* Begin GIVEN RECORDS *

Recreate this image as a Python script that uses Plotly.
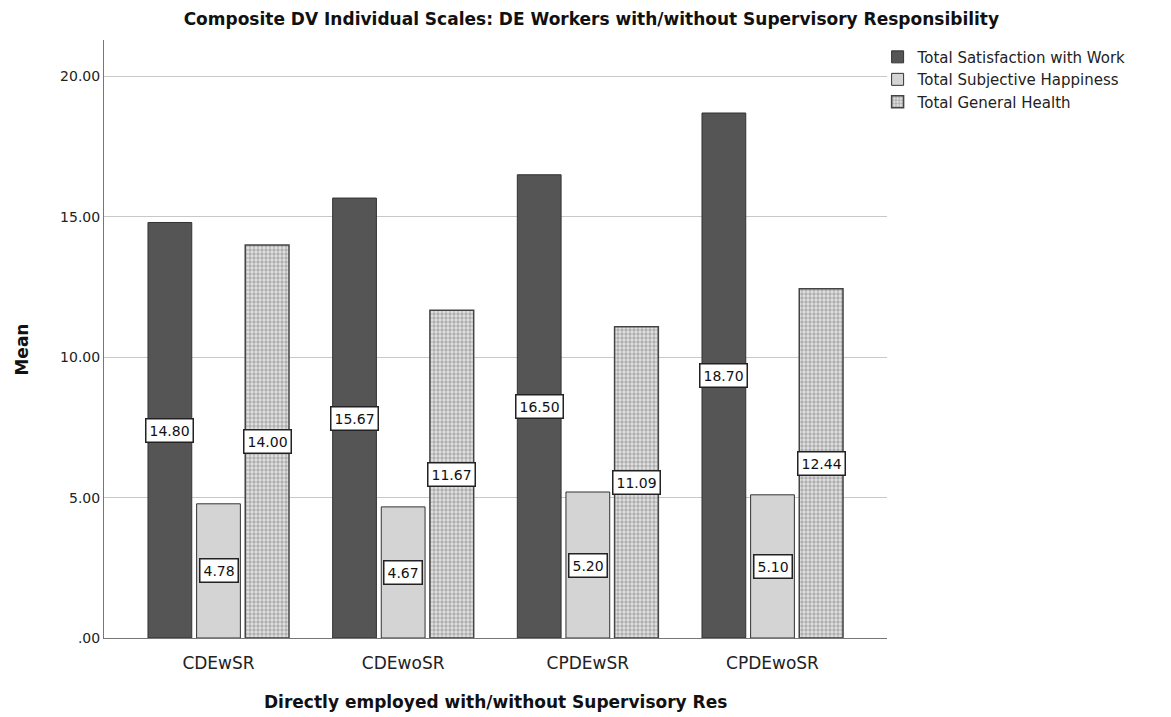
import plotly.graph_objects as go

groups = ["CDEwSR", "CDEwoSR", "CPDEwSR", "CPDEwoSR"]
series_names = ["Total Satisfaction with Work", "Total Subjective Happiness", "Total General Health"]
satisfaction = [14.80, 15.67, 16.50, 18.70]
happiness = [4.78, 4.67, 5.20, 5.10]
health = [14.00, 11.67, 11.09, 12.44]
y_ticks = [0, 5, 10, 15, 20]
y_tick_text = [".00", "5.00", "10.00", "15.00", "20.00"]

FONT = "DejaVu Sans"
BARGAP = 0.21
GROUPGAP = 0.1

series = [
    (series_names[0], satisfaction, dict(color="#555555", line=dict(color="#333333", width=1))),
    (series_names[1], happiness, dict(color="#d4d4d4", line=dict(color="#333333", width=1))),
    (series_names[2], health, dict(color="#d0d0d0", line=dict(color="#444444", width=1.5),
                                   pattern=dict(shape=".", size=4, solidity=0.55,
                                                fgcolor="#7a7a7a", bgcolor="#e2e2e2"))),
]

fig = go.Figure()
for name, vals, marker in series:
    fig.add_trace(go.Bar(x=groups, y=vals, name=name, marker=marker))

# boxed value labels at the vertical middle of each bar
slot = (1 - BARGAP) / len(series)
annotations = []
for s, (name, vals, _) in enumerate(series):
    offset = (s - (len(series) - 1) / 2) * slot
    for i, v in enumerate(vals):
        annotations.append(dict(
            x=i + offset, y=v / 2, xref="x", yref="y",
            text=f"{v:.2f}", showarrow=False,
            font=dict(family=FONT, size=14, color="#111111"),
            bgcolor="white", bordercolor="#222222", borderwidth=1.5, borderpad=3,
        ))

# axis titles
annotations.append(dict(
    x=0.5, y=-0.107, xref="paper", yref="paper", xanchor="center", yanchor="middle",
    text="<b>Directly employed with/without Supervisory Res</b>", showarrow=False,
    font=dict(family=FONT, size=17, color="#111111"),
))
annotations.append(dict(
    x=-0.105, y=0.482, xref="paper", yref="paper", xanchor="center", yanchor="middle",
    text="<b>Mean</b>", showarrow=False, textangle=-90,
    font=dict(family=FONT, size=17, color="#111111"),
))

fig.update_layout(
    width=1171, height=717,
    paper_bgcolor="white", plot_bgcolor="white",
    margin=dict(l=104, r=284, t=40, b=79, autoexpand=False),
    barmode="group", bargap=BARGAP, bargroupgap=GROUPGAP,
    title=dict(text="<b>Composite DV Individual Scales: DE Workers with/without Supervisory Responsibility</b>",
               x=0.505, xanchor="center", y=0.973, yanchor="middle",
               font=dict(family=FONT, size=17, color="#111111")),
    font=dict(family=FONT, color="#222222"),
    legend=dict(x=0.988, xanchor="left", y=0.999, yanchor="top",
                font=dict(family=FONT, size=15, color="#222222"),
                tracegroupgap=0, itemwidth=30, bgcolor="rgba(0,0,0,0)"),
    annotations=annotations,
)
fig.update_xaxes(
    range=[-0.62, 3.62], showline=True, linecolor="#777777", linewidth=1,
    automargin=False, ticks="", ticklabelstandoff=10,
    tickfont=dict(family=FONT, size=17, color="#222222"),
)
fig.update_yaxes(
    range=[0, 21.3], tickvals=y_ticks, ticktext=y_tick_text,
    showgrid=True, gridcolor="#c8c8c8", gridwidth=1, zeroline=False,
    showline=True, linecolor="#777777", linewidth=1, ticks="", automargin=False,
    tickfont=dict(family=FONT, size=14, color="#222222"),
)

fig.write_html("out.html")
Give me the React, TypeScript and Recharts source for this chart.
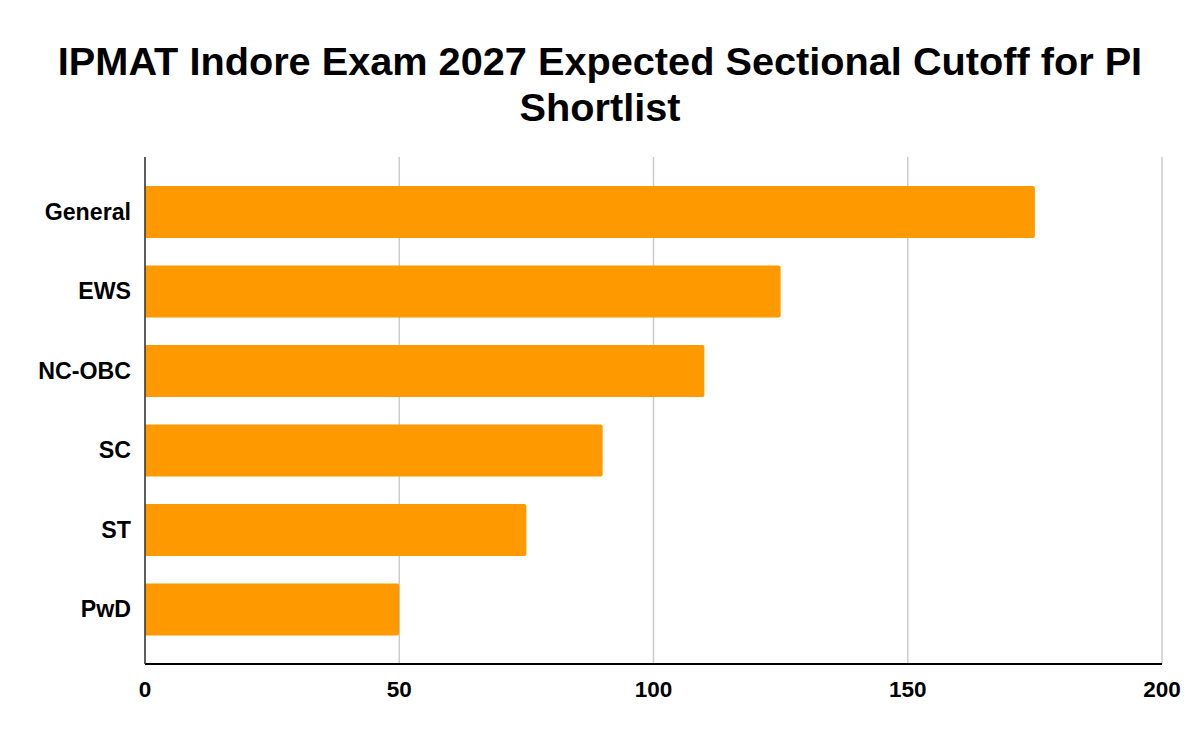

* End GIVEN RECORDS *

> EXERCISE DETAILS
All the lines above are to be reproduced exactly, except the pictures.

> FINAL RESULT
Recreate this image as a Python script that uses Plotly.
import plotly.graph_objects as go

groups = ["CDEwSR", "CDEwoSR", "CPDEwSR", "CPDEwoSR"]
series_names = ["Total Satisfaction with Work", "Total Subjective Happiness", "Total General Health"]
satisfaction = [14.80, 15.67, 16.50, 18.70]
happiness = [4.78, 4.67, 5.20, 5.10]
health = [14.00, 11.67, 11.09, 12.44]
y_ticks = [0, 5, 10, 15, 20]
y_tick_text = [".00", "5.00", "10.00", "15.00", "20.00"]

FONT = "DejaVu Sans"
BARGAP = 0.21
GROUPGAP = 0.1

series = [
    (series_names[0], satisfaction, dict(color="#555555", line=dict(color="#333333", width=1))),
    (series_names[1], happiness, dict(color="#d4d4d4", line=dict(color="#333333", width=1))),
    (series_names[2], health, dict(color="#d0d0d0", line=dict(color="#444444", width=1.5),
                                   pattern=dict(shape=".", size=4, solidity=0.55,
                                                fgcolor="#7a7a7a", bgcolor="#e2e2e2"))),
]

fig = go.Figure()
for name, vals, marker in series:
    fig.add_trace(go.Bar(x=groups, y=vals, name=name, marker=marker))

# boxed value labels at the vertical middle of each bar
slot = (1 - BARGAP) / len(series)
annotations = []
for s, (name, vals, _) in enumerate(series):
    offset = (s - (len(series) - 1) / 2) * slot
    for i, v in enumerate(vals):
        annotations.append(dict(
            x=i + offset, y=v / 2, xref="x", yref="y",
            text=f"{v:.2f}", showarrow=False,
            font=dict(family=FONT, size=14, color="#111111"),
            bgcolor="white", bordercolor="#222222", borderwidth=1.5, borderpad=3,
        ))

# axis titles
annotations.append(dict(
    x=0.5, y=-0.107, xref="paper", yref="paper", xanchor="center", yanchor="middle",
    text="<b>Directly employed with/without Supervisory Res</b>", showarrow=False,
    font=dict(family=FONT, size=17, color="#111111"),
))
annotations.append(dict(
    x=-0.105, y=0.482, xref="paper", yref="paper", xanchor="center", yanchor="middle",
    text="<b>Mean</b>", showarrow=False, textangle=-90,
    font=dict(family=FONT, size=17, color="#111111"),
))

fig.update_layout(
    width=1171, height=717,
    paper_bgcolor="white", plot_bgcolor="white",
    margin=dict(l=104, r=284, t=40, b=79, autoexpand=False),
    barmode="group", bargap=BARGAP, bargroupgap=GROUPGAP,
    title=dict(text="<b>Composite DV Individual Scales: DE Workers with/without Supervisory Responsibility</b>",
               x=0.505, xanchor="center", y=0.973, yanchor="middle",
               font=dict(family=FONT, size=17, color="#111111")),
    font=dict(family=FONT, color="#222222"),
    legend=dict(x=0.988, xanchor="left", y=0.999, yanchor="top",
                font=dict(family=FONT, size=15, color="#222222"),
                tracegroupgap=0, itemwidth=30, bgcolor="rgba(0,0,0,0)"),
    annotations=annotations,
)
fig.update_xaxes(
    range=[-0.62, 3.62], showline=True, linecolor="#777777", linewidth=1,
    automargin=False, ticks="", ticklabelstandoff=10,
    tickfont=dict(family=FONT, size=17, color="#222222"),
)
fig.update_yaxes(
    range=[0, 21.3], tickvals=y_ticks, ticktext=y_tick_text,
    showgrid=True, gridcolor="#c8c8c8", gridwidth=1, zeroline=False,
    showline=True, linecolor="#777777", linewidth=1, ticks="", automargin=False,
    tickfont=dict(family=FONT, size=14, color="#222222"),
)

fig.write_html("out.html")
Give me the React, TypeScript and Recharts source for this chart.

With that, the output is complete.